Latvia has received Stinger air-defence systems from Denmark in scope of the bilateral agreement signed between Latvian and Danish defence ministries last year.
“Currently, we are at a historic stage when Latvia receives significant armaments from allies to strengthen various of its military capabilities. Stinger air-defence systems supplied by Denmark will significantly boost air-defence capabilities of National Armed Forces, bringing our national defence to a new level,” underlined Defence Minister Raimonds Bergmanis.
Stinger air-defence systems include air defence missiles and their launch platforms. National Armed Forces will use Stinger systems for company-size air defence purposes. Stinger systems will protect combat units from aerial attacks by enemy air force.
Latvia will collaborate with NATO and other allied forces on operational, maintenance and train the trainer courses for the staff of the National Armed Forces to ensure smooth introduction of Stinger air-defence systems.
Latvian troops travelled to Finland this august to undergo Stinger operators’ training. While training, troops also developed Stinger operator training module based on courses provided in Finland. The new module will be implemented by the newly-created Air Force Training Centre of National Armed Forces. Necessary training equipment (simulators) will be delivered in 2019.
Maintenance of Stinger air-defence systems will be contracted to NATO Support and Procurement Agency.
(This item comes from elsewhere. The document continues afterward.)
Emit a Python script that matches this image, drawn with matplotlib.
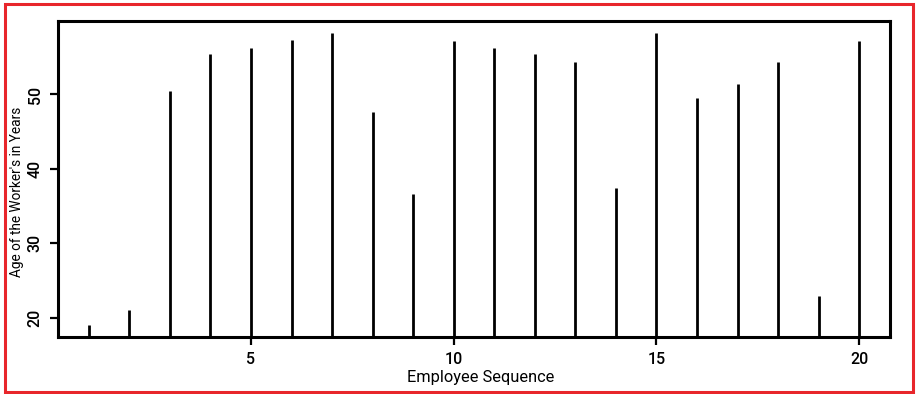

Maintenance contract will include regular missile testing to verify compliance with safety and combat/operational standards.
In terms of production volumes, Stinger air-defence system is the most popular of its kind. Having excellent combat track record and considered to be one of the most efficient man-portable air-defence systems, it is used by many of Latvia’s allies, such as the USA, the UK, Germany, Italy, the Netherlands, Finland, Norway and Lithuania.